— start Provided data —

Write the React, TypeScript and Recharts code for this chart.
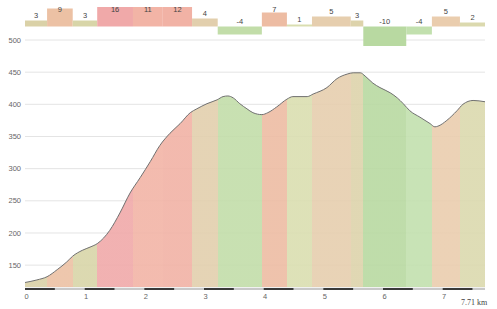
import React from "react"
import {
  ComposedChart,
  Area,
  XAxis,
  YAxis,
  CartesianGrid,
  ReferenceArea,
} from "recharts"

const TOTAL_KM = 7.71

// elevation profile (km, metres)
const profileKm = [
  0, 0.2, 0.37, 0.54, 0.7, 0.8, 0.96, 1.09, 1.22, 1.42, 1.59, 1.76, 1.93, 2.1,
  2.26, 2.43, 2.6, 2.77, 2.88, 3.05, 3.22, 3.32, 3.4, 3.49, 3.6, 3.72, 3.82,
  3.97, 4.07, 4.22, 4.39, 4.49, 4.73, 4.83, 5.06, 5.23, 5.4, 5.5, 5.62, 5.7,
  5.83, 5.95, 6.12, 6.24, 6.34, 6.45, 6.62, 6.79, 6.87, 6.92, 7.07, 7.24, 7.34,
  7.51, 7.71,
]
const profileEle = [
  123, 127, 132, 143, 155, 164, 173, 178, 184, 204, 231, 262, 286, 311, 336,
  355, 370, 387, 393, 401, 407, 412, 413, 410, 401, 393, 387, 384, 387, 396,
  408, 412, 412, 416, 426, 440, 447, 449, 449, 444, 433, 426, 418, 410, 401,
  390, 380, 370, 365, 366, 375, 390, 400, 406, 404,
]

// slope segments (start km, grade %)
const segStart = [
  0, 0.37, 0.8, 1.21, 1.81, 2.31, 2.8, 3.23, 3.97, 4.39, 4.81, 5.46, 5.67,
  6.39, 6.82, 7.29,
]
const grades = [3, 9, 3, 16, 11, 12, 4, -4, 7, 1, 5, 3, -10, -4, 5, 2]

const segColors = [
  "#dad1a7", "#ecc1a4", "#d8d5a8", "#f0a9a9", "#f2b4a6", "#f1b2a5", "#e2cfad",
  "#c2dda9", "#edbca3", "#dadeb0", "#e6ceae", "#ddd3ab", "#b8d9a1", "#c2e0ae",
  "#eacdae", "#dbd9ae",
]

const kmTicks = [0, 1, 2, 3, 4, 5, 6, 7]
const eleTicks = [150, 200, 250, 300, 350, 400, 450, 500]

const profile = profileKm.map((km, i) => ({ km, ele: profileEle[i] }))
const segments = segStart.map((start, i) => ({
  start,
  end: i < segStart.length - 1 ? segStart[i + 1] : TOTAL_KM,
  grade: grades[i],
  color: segColors[i],
}))

const PLOT_LEFT = 25
const PLOT_RIGHT = 485
const PX_PER_KM = (PLOT_RIGHT - PLOT_LEFT) / TOTAL_KM
const FONT = "'Liberation Sans', Arial, sans-serif"

function GradeLabel({ viewBox, grade }: any) {
  const { x, y, width } = viewBox
  return (
    <text
      x={x + width / 2}
      y={Math.max(y - 3, 12)}
      textAnchor="middle"
      fontSize={7.5}
      fontFamily={FONT}
      fill="#444"
    >
      {grade}
    </text>
  )
}

function KmTick({ x, y, payload }: any) {
  const end = Math.min(x + PX_PER_KM, PLOT_RIGHT)
  return (
    <g>
      <line x1={x} x2={end} y1={y + 2} y2={y + 2} stroke="#c8c8c8" strokeWidth={2} />
      <line x1={x} x2={x + PX_PER_KM / 2} y1={y + 2} y2={y + 2} stroke="#3a3a3a" strokeWidth={2} />
      <text x={x + 1.5} y={y + 12} textAnchor="middle" fontSize={7.5} fontFamily={FONT} fill="#666">
        {payload.value}
      </text>
    </g>
  )
}

export default function App() {
  const stops = segments.flatMap((s, i) => [
    <stop key={i + "a"} offset={s.start / TOTAL_KM} stopColor={s.color} />,
    <stop key={i + "b"} offset={s.end / TOTAL_KM} stopColor={s.color} />,
  ])

  return (
    <div style={{ position: "absolute", left: 0, top: 0, width: 497, height: 309, background: "#fff" }}>
      <div style={{ position: "absolute", left: 0, top: 0 }}>
        <ComposedChart
          width={497}
          height={309}
          data={profile}
          margin={{ top: 40, right: 12, bottom: 0, left: 0 }}
        >
          <defs>
            <linearGradient id="slopeFill" x1="0" y1="0" x2="1" y2="0">
              {stops}
            </linearGradient>
          </defs>
          <CartesianGrid vertical={false} stroke="#e4e4e4" />
          <XAxis
            type="number"
            dataKey="km"
            domain={[0, TOTAL_KM]}
            ticks={kmTicks}
            allowDataOverflow
            axisLine={false}
            tickLine={false}
            tickSize={0}
            tickMargin={0}
            height={22}
            tick={<KmTick />}
          />
          <YAxis
            domain={[116, 500]}
            ticks={eleTicks}
            allowDataOverflow
            width={25}
            axisLine={false}
            tickLine={false}
            tickSize={0}
            tickMargin={4}
            tick={{ fontSize: 7.5, fontFamily: FONT, fill: "#666" }}
          />
          <Area
            type="monotone"
            dataKey="ele"
            stroke="#707070"
            strokeWidth={1}
            fill="url(#slopeFill)"
            fillOpacity={0.9}
            isAnimationActive={false}
            dot={false}
            activeDot={false}
          />
        </ComposedChart>
      </div>
      <div style={{ position: "absolute", left: 0, top: 0 }}>
        <ComposedChart
          width={497}
          height={53}
          data={profile}
          margin={{ top: 7, right: 12, bottom: 7, left: PLOT_LEFT }}
        >
          <XAxis hide type="number" dataKey="km" domain={[0, TOTAL_KM]} allowDataOverflow />
          <YAxis hide domain={[-9.75, 9.75]} allowDataOverflow />
          {segments.map((s, i) => (
            <ReferenceArea
              key={i}
              x1={s.start}
              x2={s.end}
              y1={0}
              y2={s.grade}
              fill={s.color}
              fillOpacity={1}
              stroke="none"
              ifOverflow="hidden"
              label={<GradeLabel grade={s.grade} />}
            />
          ))}
        </ComposedChart>
      </div>
      <div
        style={{
          position: "absolute",
          left: 461,
          top: 298,
          fontSize: 8,
          fontFamily: "'Liberation Serif', serif",
          color: "#444",
          whiteSpace: "nowrap",
        }}
      >
        7.71 km
      </div>
    </div>
  )
}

— end Provided data —

> Given request
Skip the pictures, please, and transcribe only the lines from the beginning of the material through the one that contains "const TOTAL_KM = 7.71".

> Response to the exercise
Write the React, TypeScript and Recharts code for this chart.
import React from "react"
import {
  ComposedChart,
  Area,
  XAxis,
  YAxis,
  CartesianGrid,
  ReferenceArea,
} from "recharts"

const TOTAL_KM = 7.71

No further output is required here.